TASK OBJECTIVE: Transcribe the records below from the first line to the line that includes "(9,8) -- (9,586);", inclusive, and omit the pictures.

SUPPLIED MATERIAL:
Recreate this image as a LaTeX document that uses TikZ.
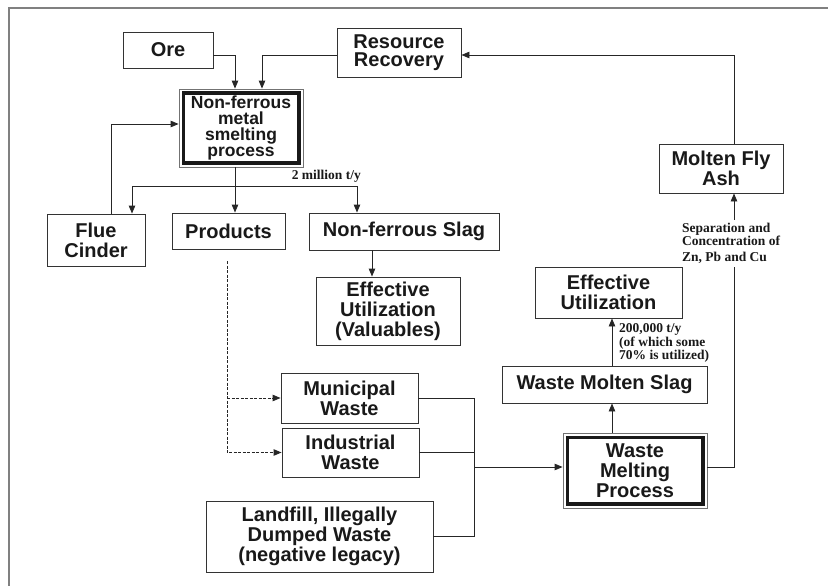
\documentclass[tikz,border=0pt]{standalone}
\usepackage{fontspec}
\setmainfont{Liberation Sans}
\newfontfamily\serifb{Liberation Serif}
\usetikzlibrary{arrows.meta}
\begin{document}
\begin{tikzpicture}[x=1pt,y=-1pt,
  box/.style={draw=black!80, line width=0.9pt, fill=white, align=center,
    font=\fontsize{20}{20}\selectfont\bfseries, inner sep=0pt, text=black!90},
  dbl/.style={box, draw=black!55, line width=0.8pt},
  ln/.style={draw=black!85, line width=0.9pt},
  arr/.style={ln, -{Triangle[length=8pt,width=6.5pt]}},
  darr/.style={arr, dashed, dash pattern=on 3pt off 1.5pt},
  lab/.style={font=\serifb\bfseries\fontsize{13.5}{11}\selectfont, align=left, inner sep=0pt, text=black!90}
]
\useasboundingbox (0,0) rectangle (828,586);
\draw[black!50, line width=1.4pt] (828,8) -- (9,8) -- (9,586);

% nodes
\node[box, minimum width=90pt, minimum height=36pt] (ore) at (168,50) {Ore};
\node[box, minimum width=124pt, minimum height=49pt, font=\fontsize{20}{18.5}\selectfont\bfseries] (rr) at (399,52.5) {Resource\\Recovery};
\node[dbl, minimum width=124pt, minimum height=78pt, font=\fontsize{17.5}{16}\selectfont\bfseries] (sm) at (241,128) {Non-ferrous\\metal\\smelting\\process};
\draw[line width=3.2pt, black!90] ([shift={(4.5pt,-4.5pt)}]sm.north west) rectangle ([shift={(-4.5pt,4.5pt)}]sm.south east);
\node[box, minimum width=98pt, minimum height=52pt] (flue) at (96,240) {Flue\\Cinder};
\node[box, minimum width=113pt, minimum height=36pt] (prod) at (228.5,231) {Products};
\node[box, minimum width=190pt, minimum height=37pt] (nfs) at (404,231.5) {Non-ferrous Slag};
\node[box, minimum width=144pt, minimum height=68pt] (euv) at (388,311) {Effective\\Utilization\\(Valuables)};
\node[box, minimum width=137pt, minimum height=50pt] (mun) at (349.5,398) {Municipal\\Waste};
\node[box, minimum width=137pt, minimum height=49pt] (ind) at (350.5,452.5) {Industrial\\Waste};
\node[box, minimum width=227pt, minimum height=71pt, font=\fontsize{20}{18}\selectfont\bfseries] (lf) at (319.5,536.5) {Landfill, Illegally\\Dumped Waste\\(negative legacy)};
\node[dbl, minimum width=144pt, minimum height=75pt] (wmp) at (635,470.5) {Waste\\Melting\\Process};
\draw[line width=3.2pt, black!90] ([shift={(4.5pt,-4.5pt)}]wmp.north west) rectangle ([shift={(-4.5pt,4.5pt)}]wmp.south east);
\node[box, minimum width=205pt, minimum height=37pt] (wms) at (604.5,384.5) {Waste Molten Slag};
\node[box, minimum width=147pt, minimum height=51pt] (eu) at (608.5,292.5) {Effective\\Utilization};
\node[box, minimum width=124pt, minimum height=49pt] (mfa) at (721,168.5) {Molten Fly\\Ash};

% coordinates
\coordinate (split) at (235,186);
\coordinate (dtop) at (227,261);
\coordinate (col) at (474,467);
\coordinate (xs) at (612,0);
\coordinate (xr) at (734,0);

% connectors top
\draw[arr] ([yshift=-5pt]ore.east) -| ([xshift=-6pt]sm.north);
\draw[arr] ([yshift=-2.5pt]rr.west) -| ([xshift=21pt]sm.north);
\draw[arr] ([xshift=15pt]flue.north) |- ([yshift=4pt]sm.west);
\draw[ln] (split |- sm.south) -- (split);
\draw[arr] (split) -| ([xshift=36pt]flue.north);
\draw[arr] (split) -- (split |- prod.north);
\draw[arr] (split) -| ([xshift=-47pt]nfs.north);
\node[lab, anchor=south east] (mil) at (361,183) {2 million t/y};
\draw[arr] ([xshift=-32pt]nfs.south) -- ([xshift=-16pt]euv.north);

% dashed
\draw[darr] (dtop) |- (ind.west);
\draw[darr] (dtop |- mun.west) -- (mun.west);

% collector
\draw[ln] (mun.east) -| (col);
\draw[ln] (ind.east) -| (col);
\draw[ln] (lf.east) -| (col);
\draw[arr] (col) -- (col -| wmp.west);

% slag
\draw[arr] (xs |- wmp.north) -- (xs |- wms.south);
\draw[arr] (xs |- wms.north) -- (xs |- eu.south);
\node[lab, anchor=west] (t200) at (619,343) {200,000 t/y\\(of which some\\70\% is utilized)};

% fly ash
\draw[arr] (col -| wmp.east) -| (xr |- mfa.south);
\node[lab, fill=white, inner sep=3pt, anchor=north west] (sep) at (679,220) {Separation and\\Concentration of\\[5pt]Zn, Pb and Cu};
\draw[arr] (xr |- mfa.north) |- ([yshift=-2.5pt]rr.east);
\end{tikzpicture}
\end{document}
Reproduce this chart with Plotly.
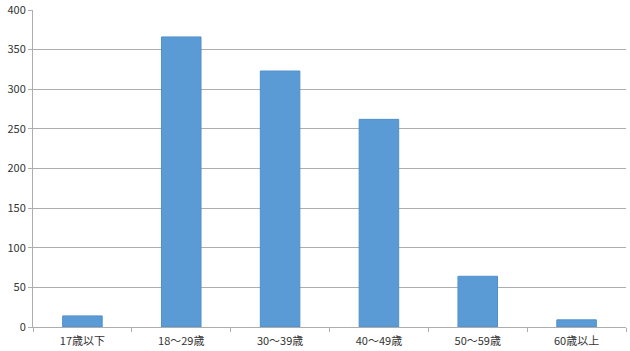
import plotly.graph_objects as go

categories = ["17歳以下", "18〜29歳", "30〜39歳", "40〜49歳", "50〜59歳", "60歳以上"]
values = [14, 366, 323, 262, 64, 9]
y_ticks = [0, 50, 100, 150, 200, 250, 300, 350, 400]

fig = go.Figure(go.Bar(
    x=categories, y=values,
    marker=dict(color="#5B9BD5", line=dict(color="#4F8FCB", width=1)),
    width=0.4,
))

fig.update_layout(
    width=630, height=351,
    margin=dict(l=33, r=4, t=10, b=24),
    paper_bgcolor="white", plot_bgcolor="white",
    font=dict(family="Noto Sans CJK JP, sans-serif", size=11, color="#333333"),
    showlegend=False,
    bargap=0.6,
)
fig.update_xaxes(
    showline=True, linecolor="#ADADAD", linewidth=1,
    ticks="outside", tickson="boundaries", ticklen=4, tickcolor="#ADADAD",
    ticklabelstandoff=4, automargin=False,
    showgrid=False,
)
fig.update_yaxes(
    range=[0, 400], tickvals=y_ticks,
    showline=True, linecolor="#ADADAD", linewidth=1,
    ticks="outside", ticklen=4, tickcolor="#ADADAD",
    showgrid=True, gridcolor="#ADADAD", gridwidth=1,
    zeroline=False, automargin=False,
)

fig.write_html("out.html")
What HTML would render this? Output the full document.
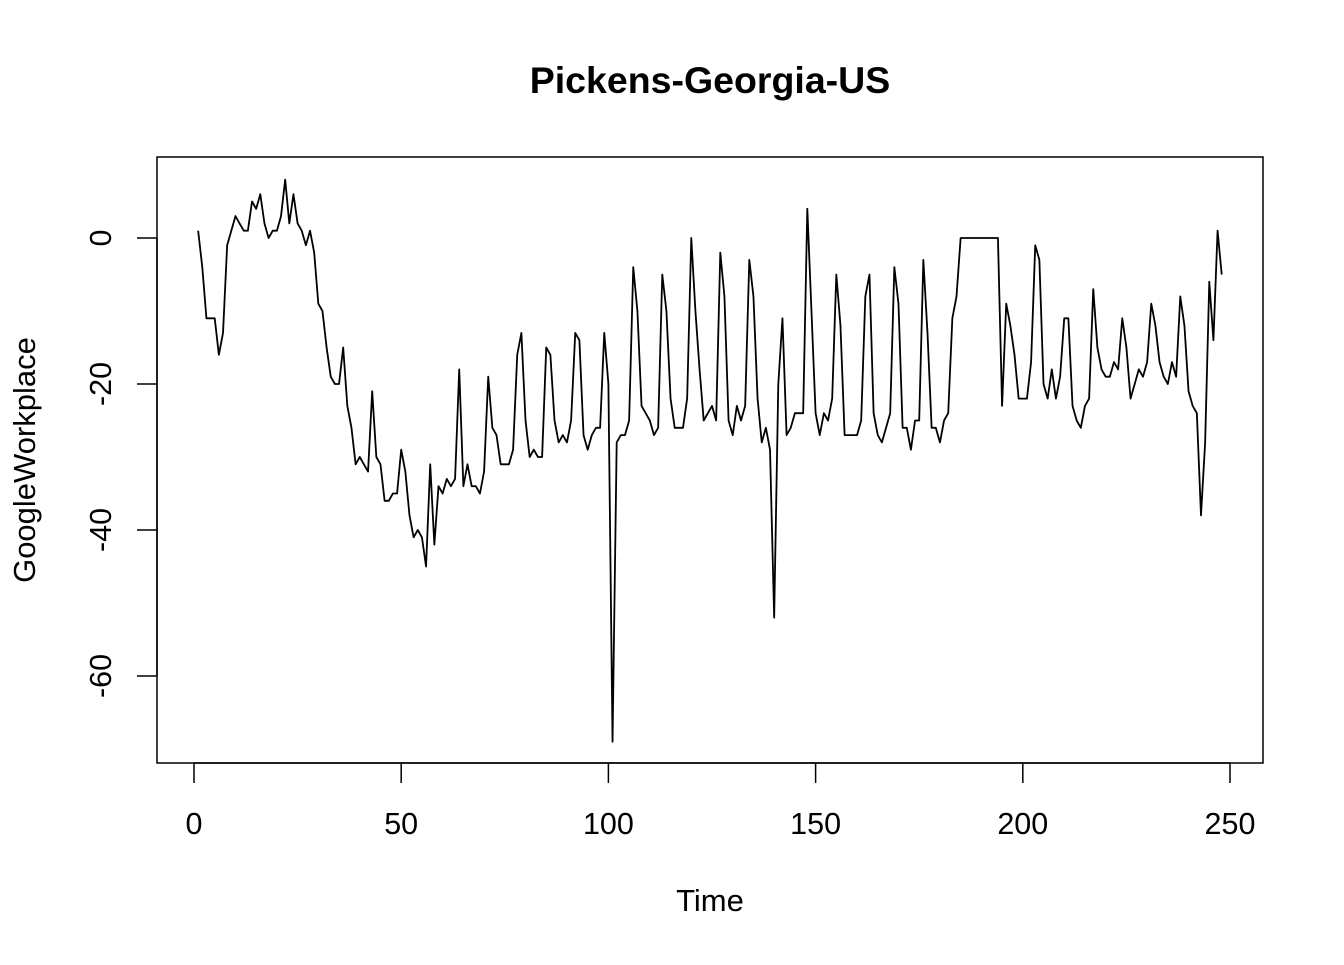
<!DOCTYPE html>
<html><head><meta charset="utf-8"><style>
body{margin:0;background:#fff}
svg text{font-family:"Liberation Sans",Arial,sans-serif;fill:#000}
</style></head><body>
<svg id="chart" width="1344" height="960" viewBox="0 0 1344 960" xmlns="http://www.w3.org/2000/svg">
<rect width="1344" height="960" fill="#fff"/>
<text x="710" y="93" font-size="37.5" font-weight="bold" text-anchor="middle">Pickens-Georgia-US</text>
<rect x="157" y="157" width="1106" height="606" fill="none" stroke="#000" stroke-width="1.5"/>
<g id="xaxis"></g>
<g id="yaxis"></g>
<text x="710" y="911" font-size="31" text-anchor="middle">Time</text>
<text transform="translate(35,460) rotate(-90)" font-size="31" text-anchor="middle">GoogleWorkplace</text>
<g id="series"></g>
</svg>
<script>
const xTicks=[0,50,100,150,200,250];
const yTicks=[0,-20,-40,-60];
const values=[1,-4,-11,-11,-11,-16,-13,-1,1,3,
2,1,1,5,4,6,2,0,1,1,
3,8,2,6,2,1,-1,1,-2,-9,
-10,-15,-19,-20,-20,-15,-23,-26,-31,-30,
-31,-32,-21,-30,-31,-36,-36,-35,-35,-29,
-32,-38,-41,-40,-41,-45,-31,-42,-34,-35,
-33,-34,-33,-18,-34,-31,-34,-34,-35,-32,
-19,-26,-27,-31,-31,-31,-29,-16,-13,-25,
-30,-29,-30,-30,-15,-16,-25,-28,-27,-28,
-25,-13,-14,-27,-29,-27,-26,-26,-13,-20,
-69,-28,-27,-27,-25,-4,-10,-23,-24,-25,
-27,-26,-5,-10,-22,-26,-26,-26,-22,0,
-10,-18,-25,-24,-23,-25,-2,-8,-25,-27,
-23,-25,-23,-3,-8,-22,-28,-26,-29,-52,
-20,-11,-27,-26,-24,-24,-24,4,-10,-24,
-27,-24,-25,-22,-5,-12,-27,-27,-27,-27,
-25,-8,-5,-24,-27,-28,-26,-24,-4,-9,
-26,-26,-29,-25,-25,-3,-13,-26,-26,-28,
-25,-24,-11,-8,0,0,0,0,0,0,
0,0,0,0,-23,-9,-12,-16,-22,-22,
-22,-17,-1,-3,-20,-22,-18,-22,-19,-11,
-11,-23,-25,-26,-23,-22,-7,-15,-18,-19,
-19,-17,-18,-11,-15,-22,-20,-18,-19,-17,
-9,-12,-17,-19,-20,-17,-19,-8,-12,-21,
-23,-24,-38,-28,-6,-14,1,-5];
const NS='http://www.w3.org/2000/svg';
const xs=t=>194+t*(1230-194)/250;
function ysc(v){return 238-v*(676-238)/60;}
const xa=document.getElementById('xaxis'),ya=document.getElementById('yaxis');
function mk(tag,attrs,parent){const e=document.createElementNS(NS,tag);for(const k in attrs)e.setAttribute(k,attrs[k]);parent.appendChild(e);return e;}
mk('line',{x1:xs(xTicks[0]),x2:xs(xTicks[xTicks.length-1]),y1:763,y2:763,stroke:'#000','stroke-width':1.5},xa);
xTicks.forEach(t=>{
  const l=mk('line',{x1:xs(t),x2:xs(t),y1:763,y2:783,stroke:'#000','stroke-width':1.5},xa);
  
  
  const tx=mk('text',{x:xs(t),y:834,'font-size':30.5,'text-anchor':'middle'},xa);
  tx.textContent=t;
  
  
});
mk('line',{x1:157,x2:157,y1:ysc(yTicks[0]),y2:ysc(yTicks[yTicks.length-1]),stroke:'#000','stroke-width':1.5},ya);
yTicks.forEach(v=>{
  const l=mk('line',{x1:137,x2:157,y1:ysc(v),y2:ysc(v),stroke:'#000','stroke-width':1.5},ya);
  
  
  const tx=mk('text',{transform:`translate(111,${ysc(v)}) rotate(-90)`,'font-size':30.5,'text-anchor':'middle'},ya);
  tx.textContent=v;
  
  
});
const pts=values.map((v,i)=>xs(i+1).toFixed(2)+','+ysc(v).toFixed(2)).join(' ');
const line=mk('polyline',{points:pts,fill:'none',stroke:'#000','stroke-width':1.8,'stroke-linejoin':'round'},document.getElementById('series'));


</script>
</body></html>
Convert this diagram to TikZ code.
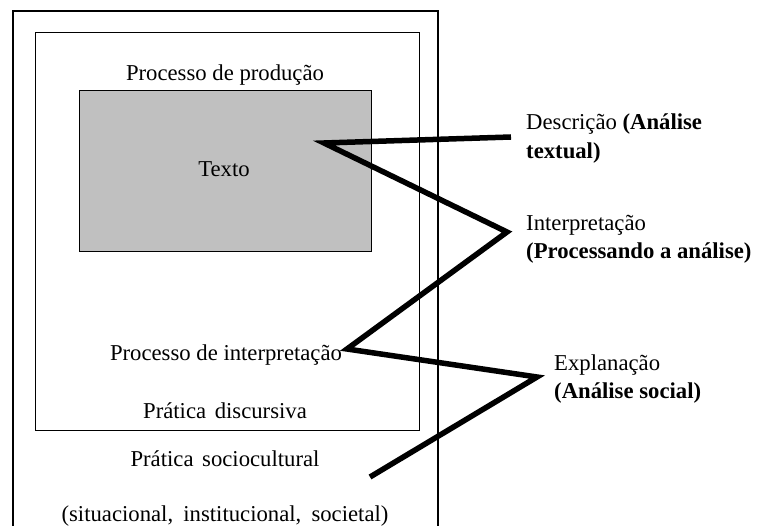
\documentclass[tikz,border=0pt]{standalone}
\usepackage{fontspec}
\setmainfont{Liberation Serif}
\definecolor{boxgray}{HTML}{C0C0C0}
\begin{document}
\begin{tikzpicture}[x=1pt,y=-1pt,
  framebox/.style={draw, line width=1.3pt, inner sep=0pt, anchor=north west},
  lbl/.style={inner sep=0pt, font=\fontsize{22.7}{28.5}\selectfont},
  sidelbl/.style={lbl, anchor=west, align=left},
  zig/.style={line width=5.5pt, line join=miter}]
\useasboundingbox (0,0) rectangle (757,526);
% outer frame (open at the bottom, cut by the page)
\coordinate (obl) at (13,530);
\coordinate (obr) at (438,530);
\coordinate (otr) at (438,11);
\draw[line width=1.3pt] (obl) |- (otr) -- (obr);
% inner frame and text box
\node[framebox, minimum width=384pt, minimum height=398pt] (inner) at (35,32) {};
\node[framebox, fill=boxgray, minimum width=292pt, minimum height=161pt] (textbox) at (79,90) {};
% texts inside
\node[lbl] (prod) at (225,75) {Processo de produção};
\node[lbl] (texto) at (224,169) {Texto};
\node[lbl] (interp) at (226,355) {Processo de interpretação};
\node[lbl] (disc) at (225,411) {Prática\hspace{0.38em}discursiva};
\node[lbl] (socio) at (225,459) {Prática\hspace{0.38em}sociocultural};
\node[lbl] (sit) at (225,516) {(situacional,\hspace{0.45em}institucional,\hspace{0.45em}societal)};
% side labels
\node[sidelbl] (desc) at (526,138.5) {Descrição \textbf{(Análise}\\\textbf{textual)}};
\node[sidelbl] (interpr) at (526,239.5) {Interpretação\\\textbf{(Processando a análise)}};
\node[sidelbl] (expl) at (554,379) {Explanação\\\textbf{(Análise social)}};
% zigzag connector
\coordinate (z1) at (511,137);
\coordinate (z0) at (324,143);
\coordinate (z2) at (507,232);
\coordinate (z3) at (347,349);
\coordinate (z4) at (537,377);
\coordinate (z5) at (370,477);
\draw[zig] (z1) -- (z0) -- (z2) -- (z3) -- (z4) -- (z5);
\end{tikzpicture}
\end{document}
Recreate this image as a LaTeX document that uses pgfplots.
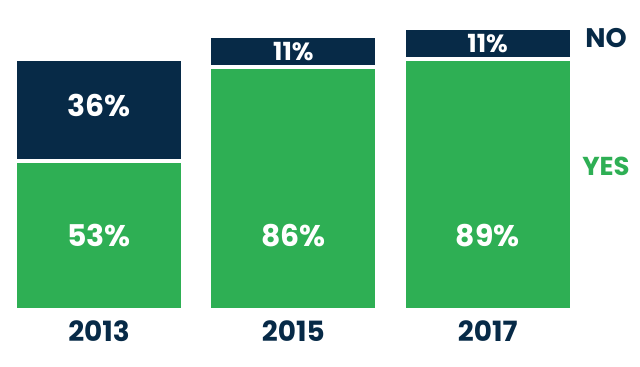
\documentclass[border=0pt]{standalone}
\usepackage{pgfplots}
\pgfplotsset{compat=1.18}
\usepackage{fontspec}
\setmainfont{Poppins}
\definecolor{navy}{RGB}{7,42,71}
\definecolor{grn}{RGB}{46,175,84}
\begin{document}
\begin{tikzpicture}
\useasboundingbox (0,0) rectangle (640bp,367bp);
\pgfplotsset{
  base/.style={
    at={(99bp,57bp)}, anchor=origin,
    scale only axis, width=583bp, height=282bp,
    xmin=-0.5, xmax=2.5, ymin=0, ymax=100,
    clip=false,
    hide y axis,
    axis x line*=bottom,
    x axis line style={draw=none},
    major tick length=0pt,
  }
}
\begin{axis}[base,
  ybar stacked, bar width=168bp,
  xtick={0,1,2}, xticklabels={2013,2015,2017},
  xticklabel style={anchor=center, yshift=-21bp, text=navy,
    font=\bfseries\fontsize{28}{28}\selectfont},
]
\addplot[fill=grn, draw=white, line width=4bp] coordinates {(0,53) (1,86) (2,89)};
\addplot[fill=navy, draw=white, line width=4bp] coordinates {(0,36) (1,11) (2,11)};
\end{axis}
\begin{axis}[base, xtick=\empty]
\addplot[only marks, mark=none, point meta=explicit symbolic,
  nodes near coords,
  every node near coord/.style={anchor=center, text=white,
    font=\bfseries\fontsize{30}{30}\selectfont}]
  coordinates {(0,26.5)[53\%] (1,26.5)[86\%] (2,26.5)[89\%] (0,72.5)[36\%]};
\addplot[only marks, mark=none, point meta=explicit symbolic,
  nodes near coords,
  every node near coord/.style={anchor=center, text=white,
    font=\bfseries\fontsize{25}{25}\selectfont}]
  coordinates {(1,91.6)[11\%] (2,94.6)[11\%]};
\end{axis}
\node[text=navy, font=\bfseries\fontsize{27}{27}\selectfont, anchor=center] at (606bp,329bp) {NO};
\node[text=grn, font=\bfseries\fontsize{26}{26}\selectfont, anchor=center] at (606bp,201bp) {YES};
\end{tikzpicture}
\end{document}
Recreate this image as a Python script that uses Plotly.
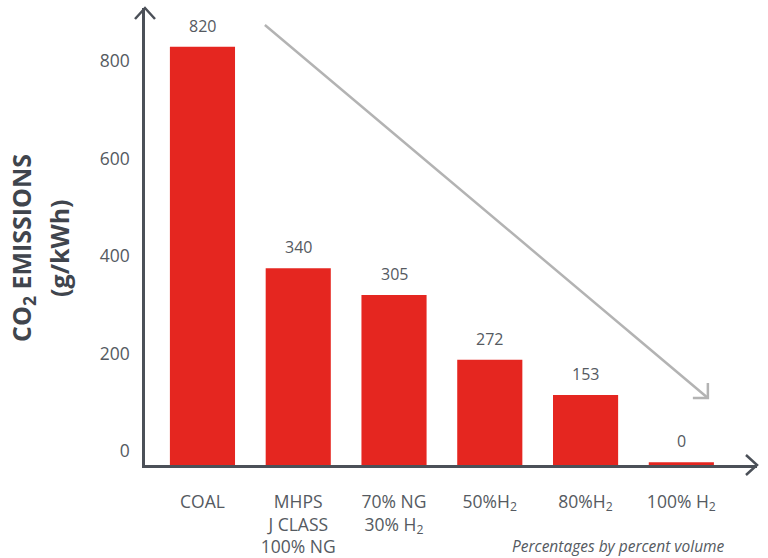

EXERCISE SOLUTION:
Recreate this image as a LaTeX document that uses TikZ.
\documentclass[tikz,border=0pt]{standalone}
\usepackage{fontspec}
\setmainfont{Liberation Sans}
\newfontfamily\serifb{Liberation Serif}
\usetikzlibrary{arrows.meta}
\begin{document}
\begin{tikzpicture}[x=1pt,y=-1pt,
  box/.style={draw=black!80, line width=0.9pt, fill=white, align=center,
    font=\fontsize{20}{20}\selectfont\bfseries, inner sep=0pt, text=black!90},
  dbl/.style={box, draw=black!55, line width=0.8pt},
  ln/.style={draw=black!85, line width=0.9pt},
  arr/.style={ln, -{Triangle[length=8pt,width=6.5pt]}},
  darr/.style={arr, dashed, dash pattern=on 3pt off 1.5pt},
  lab/.style={font=\serifb\bfseries\fontsize{13.5}{11}\selectfont, align=left, inner sep=0pt, text=black!90}
]
\useasboundingbox (0,0) rectangle (828,586);
\draw[black!50, line width=1.4pt] (828,8) -- (9,8) -- (9,586);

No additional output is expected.